Indeed, the prescience with which the cases were selected seems almost uncanny, for all of the countries covered in this volume -- Egypt, Nigeria, Zambia, Zimbabwe and South Africa -- are relevant in international debates today. These countries share a British colonial experience and an availability of English-language scholarship, to be sure -- though Anne Alexander and David Renton's fine chapter on Egypt is quite polyglot (and has also been available to Turtle readers in modified form for a while.) And each of these chapters provides insight into the configuration of forces within these states that has been left substantially untouched by recent leftist journalism.
Of particular note is Peter Dwyer's elegant chapter on South Africa. "[A]t a rally in Johannesburg protesting plans by the metropolitan council to privatize services and sell off council properties, SACP spokesperson Mazibuku Jara referred to the council in these terms: 'These are our comrades. It makes it difficult for us to use tactics that we used against the previous government.' The same politics and strategy that obscured class antagonisms during the liberation struggle continue to do so today." . This might serve as a fine epigraph for the post-colonial politics described in the book. Fanon, as Zeilig and Seddon note in their introduction, predicted as much. But he could not know the particular form these politics would take.

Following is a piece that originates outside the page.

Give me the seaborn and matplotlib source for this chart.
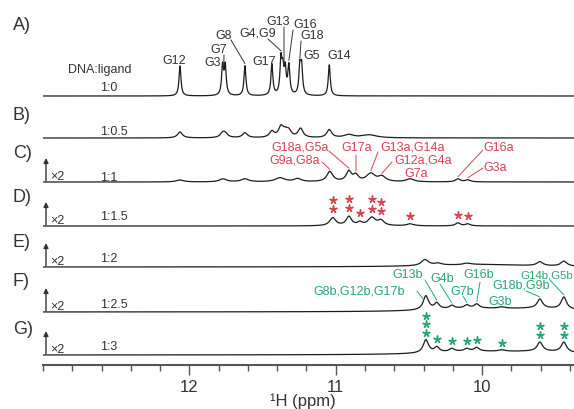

Zeilig is particularly sensitive to the contours of these political forms, and to their shaping by activists. His editorial hand, revealed in a variability in style and analytical emphasis between the chapters -- though not, happily, in quality -- is well judged. The academic-activists who write in this book speak with their own voices, and often in a quite direct fashion, for the descriptive chapters are interspersed with interviews with labour activists. Those with Tafadzwa Choto and Trevor Ngwane are particularly revealing not only as analyses of actually-existing struggle, but as oral historical documents of lives in socialism.
These are important scholarly interventions and, as I say, particularly relevant at in these times. The continuities of venality between Mugabe in Zimbabwe, Chiluba and then Mwanawasa in Zambia, of de Klerk through Mbeki in South Africa, over decades in Nigeria, and over a century in Egypt are rendered urgently contingent by the writers in this volume. And hence they are also rendered mutable -- although the balance of working class struggle looks fairly bleak at the moment. Azwell Banda's foreword, nevertheless, ends with remarks that are more than a genuflection to Trotsky: "I am convinced that a return to mass struggle and resistance in Africa, against globalization and the market, can transform the continent. And if we understand the processes at work, we can build the movements that will finally overturn our world."